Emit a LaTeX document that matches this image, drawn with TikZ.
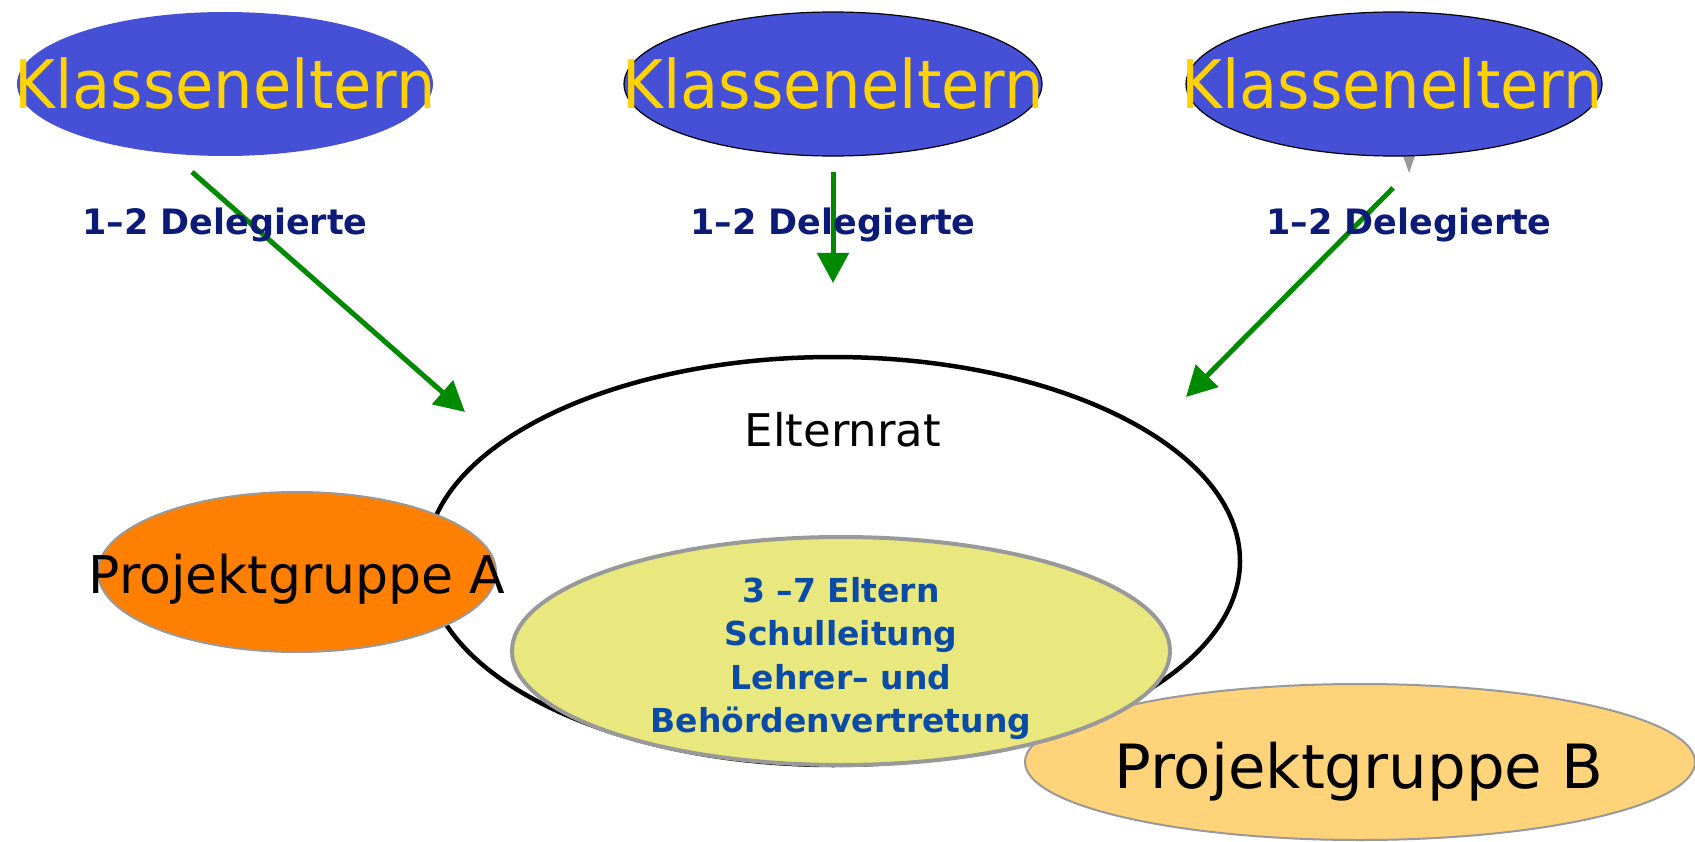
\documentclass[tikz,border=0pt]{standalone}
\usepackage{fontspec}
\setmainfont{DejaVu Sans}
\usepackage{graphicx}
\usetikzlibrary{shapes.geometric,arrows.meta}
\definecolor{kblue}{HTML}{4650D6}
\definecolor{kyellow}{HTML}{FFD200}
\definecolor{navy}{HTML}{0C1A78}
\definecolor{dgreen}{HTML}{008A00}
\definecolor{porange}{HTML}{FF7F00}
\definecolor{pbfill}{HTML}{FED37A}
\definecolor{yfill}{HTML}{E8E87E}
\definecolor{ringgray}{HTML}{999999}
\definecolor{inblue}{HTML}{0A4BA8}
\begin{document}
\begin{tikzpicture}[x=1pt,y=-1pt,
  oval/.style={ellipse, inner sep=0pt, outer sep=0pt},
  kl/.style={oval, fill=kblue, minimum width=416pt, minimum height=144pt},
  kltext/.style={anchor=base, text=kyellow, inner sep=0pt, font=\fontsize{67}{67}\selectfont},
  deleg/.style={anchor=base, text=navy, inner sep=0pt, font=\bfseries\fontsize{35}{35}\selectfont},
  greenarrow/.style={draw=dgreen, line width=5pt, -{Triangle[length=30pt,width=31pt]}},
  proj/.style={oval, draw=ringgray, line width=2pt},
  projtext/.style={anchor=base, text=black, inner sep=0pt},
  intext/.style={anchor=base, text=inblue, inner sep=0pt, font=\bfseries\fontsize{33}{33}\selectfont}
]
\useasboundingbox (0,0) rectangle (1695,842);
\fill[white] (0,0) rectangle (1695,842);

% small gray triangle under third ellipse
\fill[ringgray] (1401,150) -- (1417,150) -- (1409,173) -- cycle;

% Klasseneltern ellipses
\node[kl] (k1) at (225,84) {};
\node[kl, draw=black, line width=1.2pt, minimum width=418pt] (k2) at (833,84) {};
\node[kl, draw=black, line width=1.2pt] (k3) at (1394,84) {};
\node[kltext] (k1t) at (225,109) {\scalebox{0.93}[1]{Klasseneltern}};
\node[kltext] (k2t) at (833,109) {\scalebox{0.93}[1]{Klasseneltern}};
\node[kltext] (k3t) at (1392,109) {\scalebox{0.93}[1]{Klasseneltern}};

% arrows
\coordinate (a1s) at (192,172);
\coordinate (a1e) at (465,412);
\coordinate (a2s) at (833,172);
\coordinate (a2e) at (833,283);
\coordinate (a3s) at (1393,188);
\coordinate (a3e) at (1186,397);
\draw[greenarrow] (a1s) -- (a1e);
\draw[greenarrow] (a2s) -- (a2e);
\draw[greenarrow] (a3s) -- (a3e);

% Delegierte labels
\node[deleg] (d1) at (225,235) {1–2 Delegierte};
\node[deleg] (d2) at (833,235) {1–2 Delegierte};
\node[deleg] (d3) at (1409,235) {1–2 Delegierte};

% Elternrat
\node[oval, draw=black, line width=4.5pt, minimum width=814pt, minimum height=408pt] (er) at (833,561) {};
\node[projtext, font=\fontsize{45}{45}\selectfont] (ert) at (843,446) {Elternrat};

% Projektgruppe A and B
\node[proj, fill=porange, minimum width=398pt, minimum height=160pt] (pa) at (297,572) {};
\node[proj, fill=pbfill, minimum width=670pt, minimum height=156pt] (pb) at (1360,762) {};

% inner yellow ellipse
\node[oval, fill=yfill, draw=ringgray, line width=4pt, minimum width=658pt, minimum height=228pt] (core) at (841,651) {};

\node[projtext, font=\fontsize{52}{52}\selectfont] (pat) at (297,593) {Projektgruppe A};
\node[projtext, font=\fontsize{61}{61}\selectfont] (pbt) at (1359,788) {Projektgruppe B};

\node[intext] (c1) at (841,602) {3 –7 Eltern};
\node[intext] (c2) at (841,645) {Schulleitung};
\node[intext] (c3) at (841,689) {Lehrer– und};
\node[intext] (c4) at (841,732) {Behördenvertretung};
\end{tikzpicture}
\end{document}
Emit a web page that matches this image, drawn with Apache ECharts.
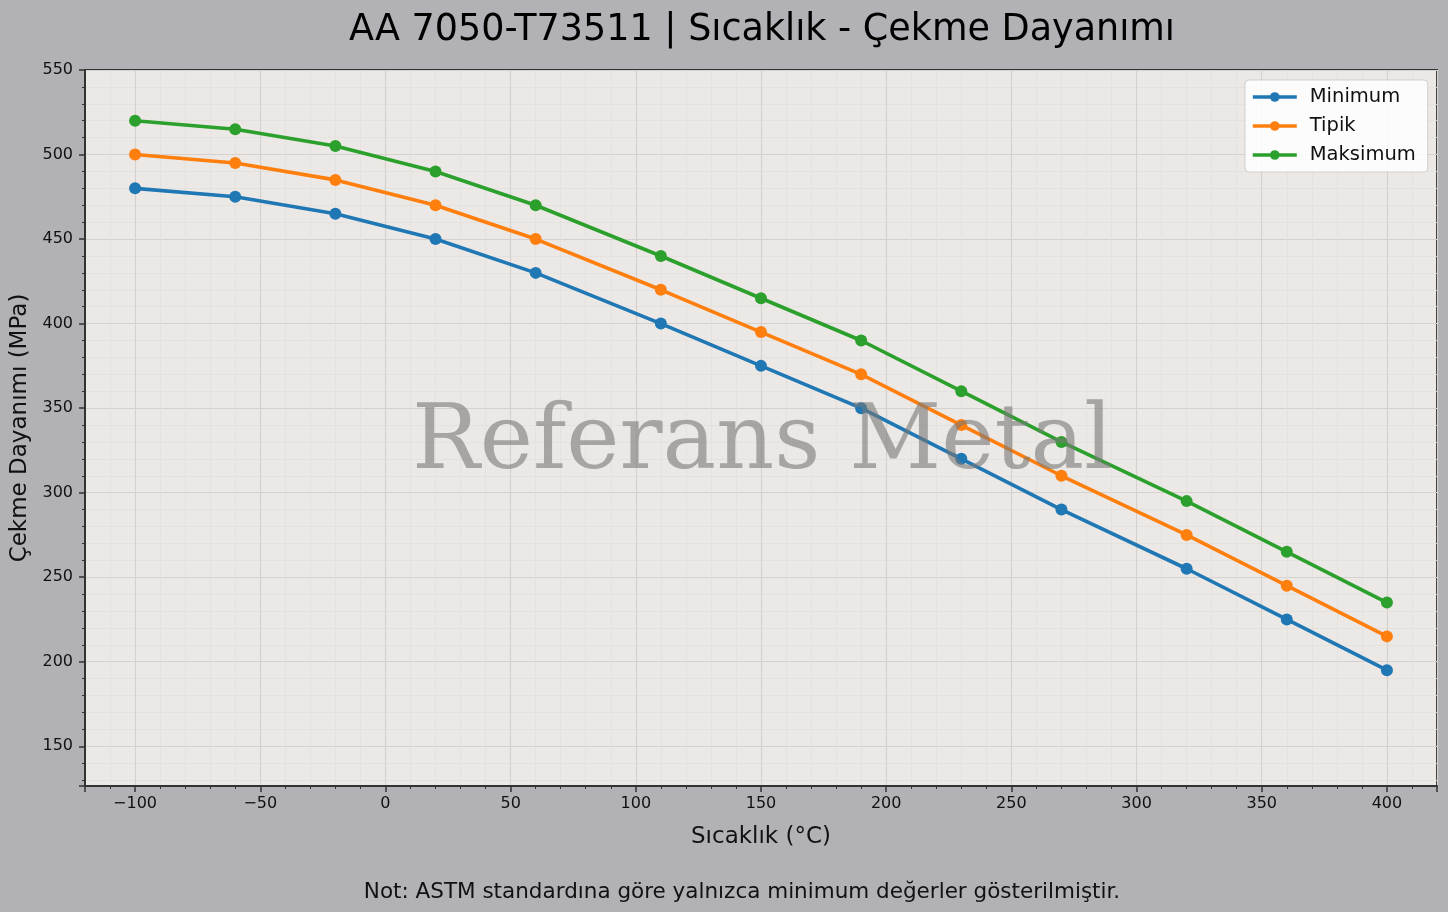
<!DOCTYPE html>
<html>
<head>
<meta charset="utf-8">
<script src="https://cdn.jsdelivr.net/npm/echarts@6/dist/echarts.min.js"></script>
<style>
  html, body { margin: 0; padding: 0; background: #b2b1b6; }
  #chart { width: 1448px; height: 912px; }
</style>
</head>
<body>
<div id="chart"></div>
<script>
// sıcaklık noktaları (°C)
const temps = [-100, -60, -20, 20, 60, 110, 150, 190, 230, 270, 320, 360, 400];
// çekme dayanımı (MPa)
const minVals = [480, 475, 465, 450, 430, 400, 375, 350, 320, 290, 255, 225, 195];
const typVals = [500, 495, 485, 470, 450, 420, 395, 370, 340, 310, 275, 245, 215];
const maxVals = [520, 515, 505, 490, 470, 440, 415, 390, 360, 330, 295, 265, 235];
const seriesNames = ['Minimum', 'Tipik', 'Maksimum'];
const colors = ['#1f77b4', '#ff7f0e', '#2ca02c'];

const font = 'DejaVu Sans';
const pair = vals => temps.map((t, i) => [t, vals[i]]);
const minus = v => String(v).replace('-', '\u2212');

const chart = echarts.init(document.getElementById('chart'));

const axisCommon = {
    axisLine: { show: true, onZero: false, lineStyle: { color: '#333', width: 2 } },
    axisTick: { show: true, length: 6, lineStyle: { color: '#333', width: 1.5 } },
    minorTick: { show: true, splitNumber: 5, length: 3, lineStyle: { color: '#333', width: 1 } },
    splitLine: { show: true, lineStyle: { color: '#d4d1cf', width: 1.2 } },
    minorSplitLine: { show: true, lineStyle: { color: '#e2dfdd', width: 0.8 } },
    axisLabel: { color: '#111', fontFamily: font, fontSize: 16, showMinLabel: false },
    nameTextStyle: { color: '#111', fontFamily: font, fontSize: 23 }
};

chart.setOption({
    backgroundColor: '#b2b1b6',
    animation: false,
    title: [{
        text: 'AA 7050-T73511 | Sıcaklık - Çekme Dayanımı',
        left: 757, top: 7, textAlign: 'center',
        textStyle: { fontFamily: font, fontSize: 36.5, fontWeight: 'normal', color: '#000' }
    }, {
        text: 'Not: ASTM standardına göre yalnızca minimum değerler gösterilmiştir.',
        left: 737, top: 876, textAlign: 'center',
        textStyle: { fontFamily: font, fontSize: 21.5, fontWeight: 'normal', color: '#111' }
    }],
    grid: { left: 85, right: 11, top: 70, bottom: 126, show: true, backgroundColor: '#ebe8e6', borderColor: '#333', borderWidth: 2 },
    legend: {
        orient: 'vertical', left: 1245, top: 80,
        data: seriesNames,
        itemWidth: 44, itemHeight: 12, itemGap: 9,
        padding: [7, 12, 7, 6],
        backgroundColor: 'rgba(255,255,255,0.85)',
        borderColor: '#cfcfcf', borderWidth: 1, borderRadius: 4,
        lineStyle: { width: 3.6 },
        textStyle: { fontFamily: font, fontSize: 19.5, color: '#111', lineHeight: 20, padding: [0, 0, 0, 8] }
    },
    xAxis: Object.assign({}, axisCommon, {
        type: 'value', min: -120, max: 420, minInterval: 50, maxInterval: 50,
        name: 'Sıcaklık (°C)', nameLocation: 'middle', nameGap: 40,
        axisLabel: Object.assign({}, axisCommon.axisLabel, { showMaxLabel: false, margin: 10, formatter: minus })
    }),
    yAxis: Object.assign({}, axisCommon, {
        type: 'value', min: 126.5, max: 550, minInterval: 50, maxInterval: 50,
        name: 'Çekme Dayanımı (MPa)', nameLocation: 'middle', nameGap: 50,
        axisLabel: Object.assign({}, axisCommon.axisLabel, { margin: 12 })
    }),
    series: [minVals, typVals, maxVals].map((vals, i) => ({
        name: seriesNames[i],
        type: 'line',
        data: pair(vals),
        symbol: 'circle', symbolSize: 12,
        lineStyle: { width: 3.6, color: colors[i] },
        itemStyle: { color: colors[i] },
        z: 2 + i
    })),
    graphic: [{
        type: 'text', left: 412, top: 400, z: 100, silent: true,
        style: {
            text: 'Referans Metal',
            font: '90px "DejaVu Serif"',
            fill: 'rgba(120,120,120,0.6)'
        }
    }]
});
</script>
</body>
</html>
----------------------------------------
Problem requirements » Find the word "image" in the material, then list each line that holds it.

Output for this task »
Emit a LaTeX document that matches this image, drawn with TikZ.
Emit a web page that matches this image, drawn with Apache ECharts.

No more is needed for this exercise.